■ **Work to complete**:
Would you transcribe the listing that follows, character for character, and omit its images?

■ **Data supplied**:
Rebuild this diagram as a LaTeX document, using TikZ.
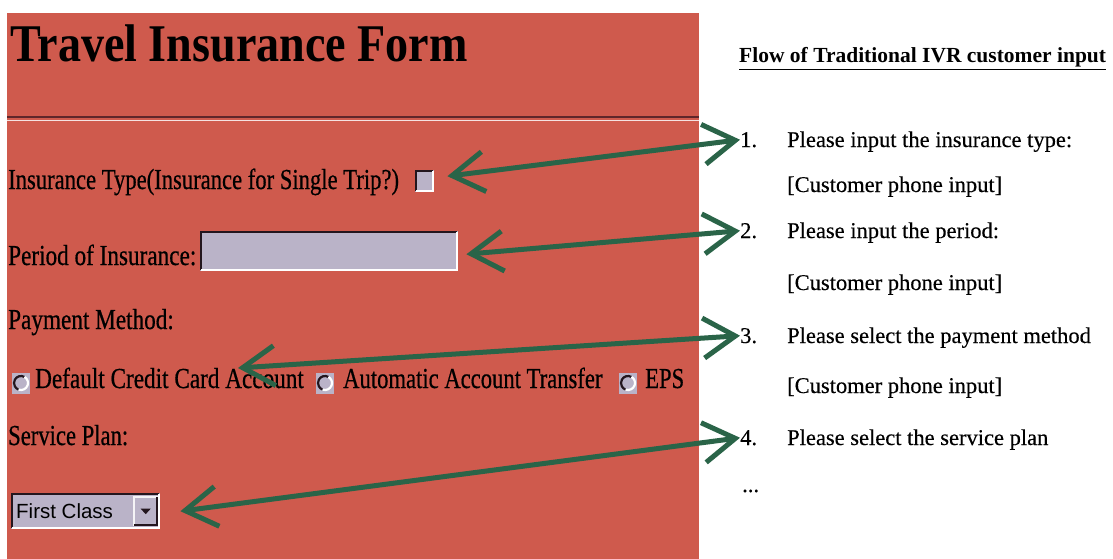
\documentclass[tikz,border=0pt]{standalone}
\usepackage{fontspec}
\usepackage{graphicx}
\setmainfont{Liberation Serif}
\newfontfamily\uisans{Liberation Sans}
\newfontfamily\formserif[FakeBold=0.6]{Liberation Serif}
\newfontfamily\flowserif[FakeBold=0.3]{Liberation Serif}
\usetikzlibrary{arrows.meta}

\definecolor{formred}{RGB}{207,90,77}
\definecolor{widget}{RGB}{186,179,200}
\definecolor{bevel}{RGB}{35,22,30}
\definecolor{pointer}{RGB}{42,100,72}
\definecolor{ruledark}{RGB}{95,38,42}
\definecolor{ruleligh}{RGB}{245,225,225}

% horizontally condensed text, as the browser renders the form
\newcommand{\narrow}[2][0.78]{\scalebox{#1}[1]{#2}}
% sunken 3D frame: dark top/left, light bottom/right
\newcommand{\sunkenframe}[1]{%
  \draw[bevel, line width=2.5pt] ([shift={(1.2pt,1.2pt)}]#1.south west) -- ([shift={(1.2pt,-1.2pt)}]#1.north west) -- ([shift={(-1.2pt,-1.2pt)}]#1.north east);
  \draw[white, line width=2.5pt] ([shift={(-1.2pt,-1.2pt)}]#1.north east) -- ([shift={(-1.2pt,1.2pt)}]#1.south east) -- ([shift={(1.2pt,1.2pt)}]#1.south west);}
% raised 3D frame: light top/left, dark bottom/right
\newcommand{\raisedframe}[1]{%
  \draw[white!85!widget, line width=1.5pt] ([shift={(0.8pt,0.8pt)}]#1.south west) -- ([shift={(0.8pt,-0.8pt)}]#1.north west) -- ([shift={(-0.8pt,-0.8pt)}]#1.north east);
  \draw[bevel, line width=2.5pt] ([shift={(-1.2pt,-1.2pt)}]#1.north east) -- ([shift={(-1.2pt,1.2pt)}]#1.south east) -- ([shift={(1.2pt,1.2pt)}]#1.south west);}
% radio button with a shaded ring
\newcommand{\radioring}[1]{%
  \draw[bevel, line width=2.2pt] ([shift={(60:7pt)}]#1.center) arc[start angle=60, end angle=250, radius=7pt];
  \draw[white, line width=2.2pt] ([shift={(250:7pt)}]#1.center) arc[start angle=250, end angle=420, radius=7pt];}

\begin{document}
\begin{tikzpicture}[x=1pt,y=-1pt,
  formtext/.style={inner sep=0pt, anchor=base west, font=\formserif\fontsize{29}{34}\selectfont},
  flowtext/.style={inner sep=0pt, anchor=base west, font=\flowserif\fontsize{22.5}{27}\selectfont},
  widgetbox/.style={fill=widget, draw=none, inner sep=0pt, anchor=north west},
  radiobox/.style={fill=widget, draw=none, inner sep=0pt, minimum width=18pt, minimum height=21pt},
  link/.style={pointer, line width=5pt,
    {Straight Barb[length=32pt,width=40pt]}-{Straight Barb[length=32pt,width=40pt]}},
]
\useasboundingbox (0,0) rectangle (1113,559);
\fill[white] (0,0) rectangle (1113,559);

% ---------- web form ----------
\fill[formred] (7,13) rectangle (699,559);
\node[inner sep=0pt, anchor=base west, font=\fontsize{53}{60}\selectfont\bfseries]
  (title) at (10,62) {\narrow[0.87]{Travel Insurance Form}};
\draw[ruledark, line width=2pt] (7,117.5) -- (699,117.5);
\draw[ruleligh, line width=1.5pt] (7,120.5) -- (699,120.5);

\node[formtext] (itype) at (8,189) {\narrow{Insurance Type(Insurance for Single Trip?)}};
\node[widgetbox, minimum width=19pt, minimum height=22pt] (cb) at (415,170) {};
\sunkenframe{cb}

\node[formtext] (period) at (8,265) {\narrow[0.8]{Period of Insurance:}};
\node[widgetbox, minimum width=258pt, minimum height=40pt] (tb) at (200,231) {};
\sunkenframe{tb}

\node[formtext] (pay) at (8,329) {\narrow[0.8]{Payment Method:}};
\node[radiobox] (r1) at (21,383) {};
\radioring{r1}
\node[formtext] (dc) at (35,388) {\narrow[0.8]{Default Credit Card Account}};
\node[radiobox] (r2) at (325,383) {};
\radioring{r2}
\node[formtext] (aat) at (343,388) {\narrow{Automatic Account Transfer}};
\node[radiobox] (r3) at (628,383) {};
\radioring{r3}
\node[formtext] (eps) at (645,388) {\narrow{EPS}};

\node[formtext] (svc) at (8,445) {\narrow{Service Plan:}};
\node[widgetbox, minimum width=149pt, minimum height=36pt] (dd) at (11,493) {};
\sunkenframe{dd}
\node[widgetbox, minimum width=25pt, minimum height=30pt] (ddbtn) at (133,496) {};
\raisedframe{ddbtn}
\fill[bevel] ([shift={(-5pt,2.5pt)}]ddbtn.center) -- ([shift={(5pt,2.5pt)}]ddbtn.center)
  -- ([shift={(0pt,-3pt)}]ddbtn.center) -- cycle;
\node[inner sep=0pt, anchor=base west, font=\uisans\fontsize{20.5}{24}\selectfont]
  (ddtext) at (16,518) {First Class};

% ---------- IVR flow ----------
\node[inner sep=0pt, anchor=base west, font=\fontsize{21.5}{26}\selectfont\bfseries]
  (flowhead) at (739,63) {\underline{Flow of Traditional IVR customer input}};
\node[flowtext] (n1) at (740,147) {1.};
\node[flowtext] (t1) at (787,147) {Please input the insurance type:};
\node[flowtext] (c1) at (787,192) {[Customer phone input]};
\node[flowtext] (n2) at (740,238) {2.};
\node[flowtext] (t2) at (787,238) {Please input the period:};
\node[flowtext] (c2) at (787,290) {[Customer phone input]};
\node[flowtext] (n3) at (740,343) {3.};
\node[flowtext] (t3) at (787,343) {Please select the payment method};
\node[flowtext] (c3) at (787,393) {[Customer phone input]};
\node[flowtext] (n4) at (740,445) {4.};
\node[flowtext] (t4) at (787,445) {Please select the service plan};
\node[flowtext] (more) at (742,492) {...};

% ---------- links between form fields and prompts ----------
\coordinate (payhit) at (238,368);
\draw[link] ([shift={(13pt,5pt)}]cb.east) -- (n1.west);
\draw[link] ([shift={(8pt,-3pt)}]tb.east) -- (n2.west);
\draw[link] (payhit) -- (n3.west);
\draw[link] ([shift={(20pt,0pt)}]dd.east) -- (n4.west);
\end{tikzpicture}
\end{document}
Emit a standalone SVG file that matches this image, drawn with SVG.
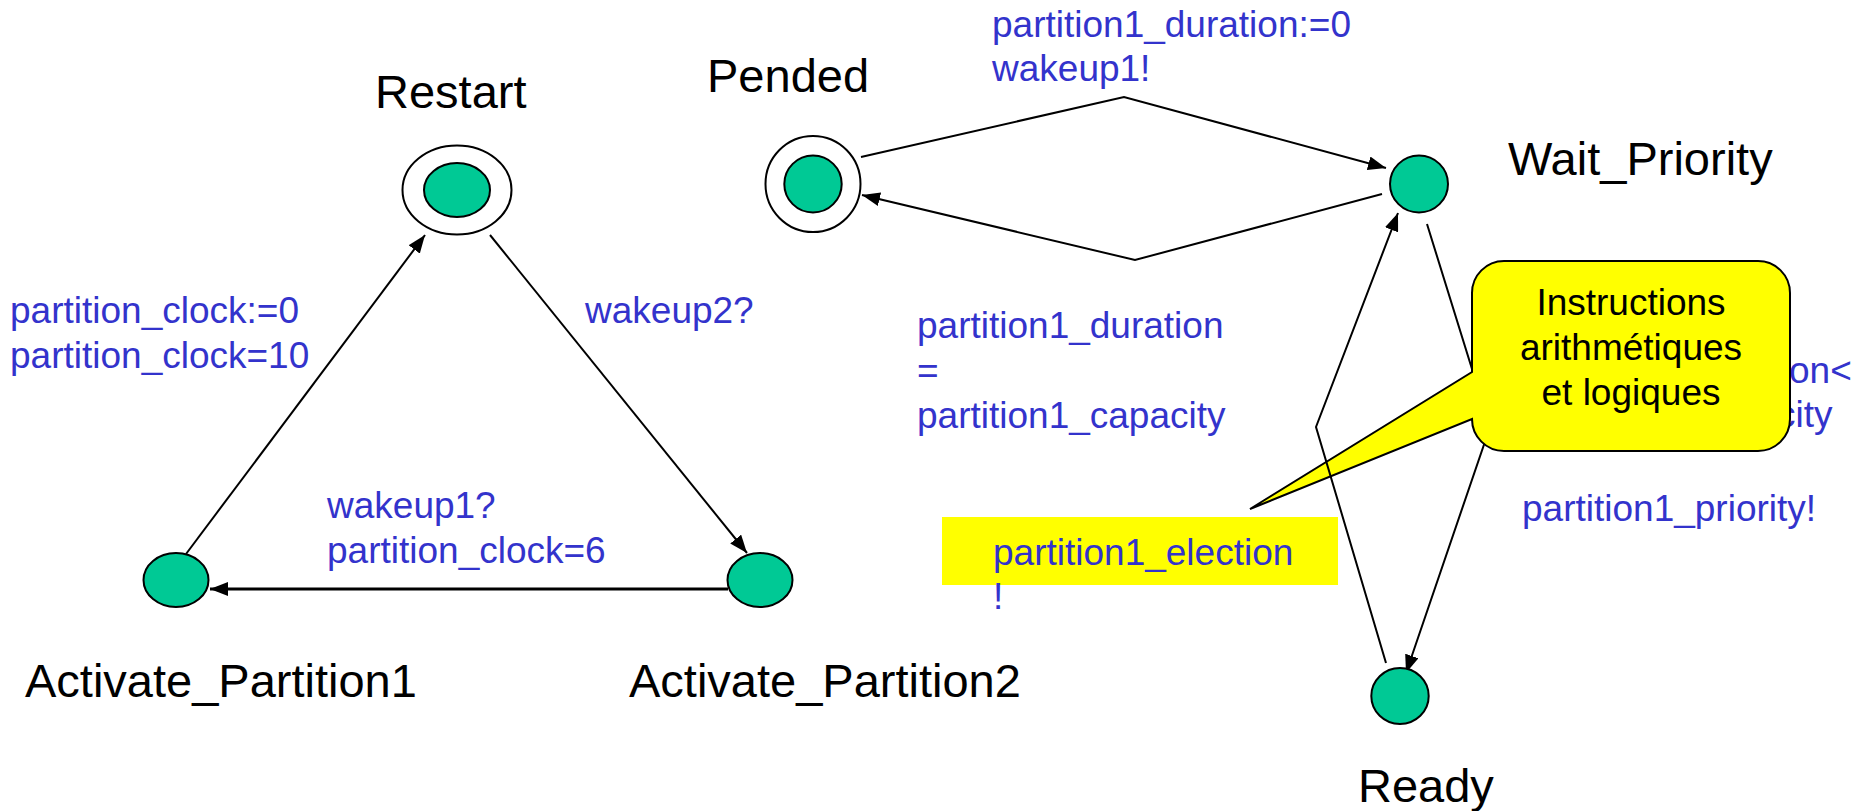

■ **Result for this exercise**:
Rebuild this diagram as a LaTeX document, using TikZ.
\documentclass[tikz,border=0pt]{standalone}
\usepackage{fontspec}
\usepackage{graphicx}
\setmainfont{Liberation Serif}
\newfontfamily\uisans{Liberation Sans}
\newfontfamily\formserif[FakeBold=0.6]{Liberation Serif}
\newfontfamily\flowserif[FakeBold=0.3]{Liberation Serif}
\usetikzlibrary{arrows.meta}

\definecolor{formred}{RGB}{207,90,77}
\definecolor{widget}{RGB}{186,179,200}
\definecolor{bevel}{RGB}{35,22,30}
\definecolor{pointer}{RGB}{42,100,72}
\definecolor{ruledark}{RGB}{95,38,42}
\definecolor{ruleligh}{RGB}{245,225,225}

% horizontally condensed text, as the browser renders the form
\newcommand{\narrow}[2][0.78]{\scalebox{#1}[1]{#2}}
% sunken 3D frame: dark top/left, light bottom/right
\newcommand{\sunkenframe}[1]{%
  \draw[bevel, line width=2.5pt] ([shift={(1.2pt,1.2pt)}]#1.south west) -- ([shift={(1.2pt,-1.2pt)}]#1.north west) -- ([shift={(-1.2pt,-1.2pt)}]#1.north east);
  \draw[white, line width=2.5pt] ([shift={(-1.2pt,-1.2pt)}]#1.north east) -- ([shift={(-1.2pt,1.2pt)}]#1.south east) -- ([shift={(1.2pt,1.2pt)}]#1.south west);}
% raised 3D frame: light top/left, dark bottom/right
\newcommand{\raisedframe}[1]{%
  \draw[white!85!widget, line width=1.5pt] ([shift={(0.8pt,0.8pt)}]#1.south west) -- ([shift={(0.8pt,-0.8pt)}]#1.north west) -- ([shift={(-0.8pt,-0.8pt)}]#1.north east);
  \draw[bevel, line width=2.5pt] ([shift={(-1.2pt,-1.2pt)}]#1.north east) -- ([shift={(-1.2pt,1.2pt)}]#1.south east) -- ([shift={(1.2pt,1.2pt)}]#1.south west);}
% radio button with a shaded ring
\newcommand{\radioring}[1]{%
  \draw[bevel, line width=2.2pt] ([shift={(60:7pt)}]#1.center) arc[start angle=60, end angle=250, radius=7pt];
  \draw[white, line width=2.2pt] ([shift={(250:7pt)}]#1.center) arc[start angle=250, end angle=420, radius=7pt];}

\begin{document}
\begin{tikzpicture}[x=1pt,y=-1pt,
  formtext/.style={inner sep=0pt, anchor=base west, font=\formserif\fontsize{29}{34}\selectfont},
  flowtext/.style={inner sep=0pt, anchor=base west, font=\flowserif\fontsize{22.5}{27}\selectfont},
  widgetbox/.style={fill=widget, draw=none, inner sep=0pt, anchor=north west},
  radiobox/.style={fill=widget, draw=none, inner sep=0pt, minimum width=18pt, minimum height=21pt},
  link/.style={pointer, line width=5pt,
    {Straight Barb[length=32pt,width=40pt]}-{Straight Barb[length=32pt,width=40pt]}},
]
\useasboundingbox (0,0) rectangle (1113,559);
\fill[white] (0,0) rectangle (1113,559);

% ---------- web form ----------
\fill[formred] (7,13) rectangle (699,559);
\node[inner sep=0pt, anchor=base west, font=\fontsize{53}{60}\selectfont\bfseries]
  (title) at (10,62) {\narrow[0.87]{Travel Insurance Form}};
\draw[ruledark, line width=2pt] (7,117.5) -- (699,117.5);
\draw[ruleligh, line width=1.5pt] (7,120.5) -- (699,120.5);

\node[formtext] (itype) at (8,189) {\narrow{Insurance Type(Insurance for Single Trip?)}};
\node[widgetbox, minimum width=19pt, minimum height=22pt] (cb) at (415,170) {};
\sunkenframe{cb}

\node[formtext] (period) at (8,265) {\narrow[0.8]{Period of Insurance:}};
\node[widgetbox, minimum width=258pt, minimum height=40pt] (tb) at (200,231) {};
\sunkenframe{tb}

\node[formtext] (pay) at (8,329) {\narrow[0.8]{Payment Method:}};
\node[radiobox] (r1) at (21,383) {};
\radioring{r1}
\node[formtext] (dc) at (35,388) {\narrow[0.8]{Default Credit Card Account}};
\node[radiobox] (r2) at (325,383) {};
\radioring{r2}
\node[formtext] (aat) at (343,388) {\narrow{Automatic Account Transfer}};
\node[radiobox] (r3) at (628,383) {};
\radioring{r3}
\node[formtext] (eps) at (645,388) {\narrow{EPS}};

\node[formtext] (svc) at (8,445) {\narrow{Service Plan:}};
\node[widgetbox, minimum width=149pt, minimum height=36pt] (dd) at (11,493) {};
\sunkenframe{dd}
\node[widgetbox, minimum width=25pt, minimum height=30pt] (ddbtn) at (133,496) {};
\raisedframe{ddbtn}
\fill[bevel] ([shift={(-5pt,2.5pt)}]ddbtn.center) -- ([shift={(5pt,2.5pt)}]ddbtn.center)
  -- ([shift={(0pt,-3pt)}]ddbtn.center) -- cycle;
\node[inner sep=0pt, anchor=base west, font=\uisans\fontsize{20.5}{24}\selectfont]
  (ddtext) at (16,518) {First Class};

% ---------- IVR flow ----------
\node[inner sep=0pt, anchor=base west, font=\fontsize{21.5}{26}\selectfont\bfseries]
  (flowhead) at (739,63) {\underline{Flow of Traditional IVR customer input}};
\node[flowtext] (n1) at (740,147) {1.};
\node[flowtext] (t1) at (787,147) {Please input the insurance type:};
\node[flowtext] (c1) at (787,192) {[Customer phone input]};
\node[flowtext] (n2) at (740,238) {2.};
\node[flowtext] (t2) at (787,238) {Please input the period:};
\node[flowtext] (c2) at (787,290) {[Customer phone input]};
\node[flowtext] (n3) at (740,343) {3.};
\node[flowtext] (t3) at (787,343) {Please select the payment method};
\node[flowtext] (c3) at (787,393) {[Customer phone input]};
\node[flowtext] (n4) at (740,445) {4.};
\node[flowtext] (t4) at (787,445) {Please select the service plan};
\node[flowtext] (more) at (742,492) {...};

% ---------- links between form fields and prompts ----------
\coordinate (payhit) at (238,368);
\draw[link] ([shift={(13pt,5pt)}]cb.east) -- (n1.west);
\draw[link] ([shift={(8pt,-3pt)}]tb.east) -- (n2.west);
\draw[link] (payhit) -- (n3.west);
\draw[link] ([shift={(20pt,0pt)}]dd.east) -- (n4.west);
\end{tikzpicture}
\end{document}
Emit a standalone SVG file that matches this image, drawn with SVG.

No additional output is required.